Painting the Switch red.

There are some games out there which may not have tons of depth, but they still manage to maintain your interest in an addictive fashion nonetheless. Crimsonland is one of those.

The game’s premise is a simple concept – just obliterate every enemy that appears on the screen until they’ve all run out. Everything is done from a top-down view, with the left stick for moving around, the right stick for aiming and the trigger for shooting. Every level has the same end goal, but a good amount of variation in the enemies keeps things interesting and keeps you on alert.


These spiders can be a real pain. They multiply like rats.

There are aliens, zombies and lizards, and in some levels hives will generate them continuously until they’re destroyed. You’ll have to pump a lot of bullets into them in order to do so, a feat made more difficult by the enemies popping up and surrounding you from every corner. The game handles loads of enemies being on the same screen really well, with no slowdown whatsoever. I found no reason to fault the performance whatsoever.

What are particularly pain in the posteriors, though, are the spiders. They can move with a lot more nimbleness than the other enemies, and the absolute worst will take damage only to split into two, and repeat this over and over until the screen is absolutely swarming in eight-legged hell.


If you’re not careful you can end up overrun by a zombie apocalypse like this.

It’s here where the game is at its most challenging. Your movement speed isn’t enough to overcome the spiders, and while you’ll try to strafe around the borders of the screen, you’ll soon get overawed. Heading into the mix of the enemies is rarely a good move, as you’ll take damage from all sides before you’re able to fire the bullets to take them down. Instead, you’ll need to make best use of the perks. You just need to shoot enough enemies in order to trigger a free perk (you’ll be able to choose from a group, with a short explanation of what each one does underneath), or alternatively just walk over one on the battlefield to pick it up.

With every passing level, you’ll unlock more perks and weapons for your arsenal, some more helpful than others. If you can, you’ll want to avoid the ones which sacrifice half of your health for a nominal boost, and try grabbing the ones which generate extra perks to generate randomly all across the map of their own accord (normally, they’ll appear when you shoot an enemy). Shotguns were my most useful weapon, although with the help of a few perks most guns can shoot through a group of enemies in a line and save you valuable time, ammo and health. A Catherine Wheel of projectiles is amongst the most useful aids you can find littered around the battlefield.
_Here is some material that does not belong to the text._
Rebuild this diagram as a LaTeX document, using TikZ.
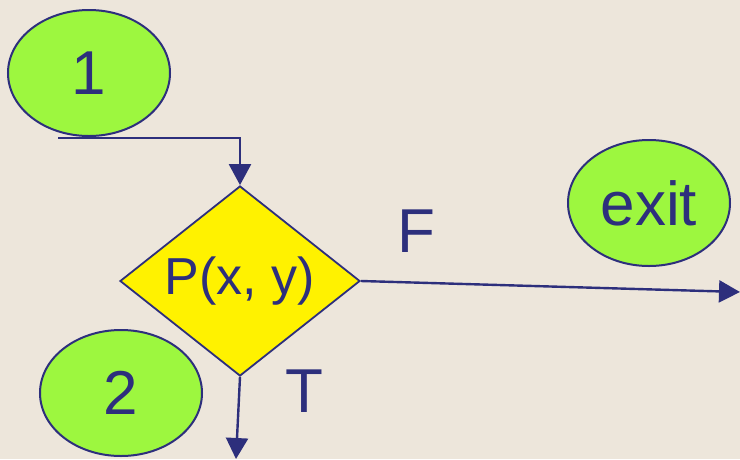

Get to those powerups quick; they can be the deciding factor in you finishing a level.

All of this can be done in co-op mode with up to four players, but completion is very much achievable on your own. Alternatively, there’s a survival mode, which has a range of modes including using just an assault rifle, using only the powerups and no weapons or a randomised weapon-spawning mode which gifts you just limited ammo.

It is a nice package and one which will keep you coming back till you’ve beaten all the levels. It’s not something which will have you going for the very long-term, but it’s something you can get out for a quick blast to show what the Switch can do.

Crimsonland
3

Summary

Crimsonland offers some good twin-stick shooter fun that you’ll really enjoy blasting your way through. It’s great and addictive when trying to polish off the levels, but it is a little simplistic – that’s ultimately what separates it from the likes of Doom.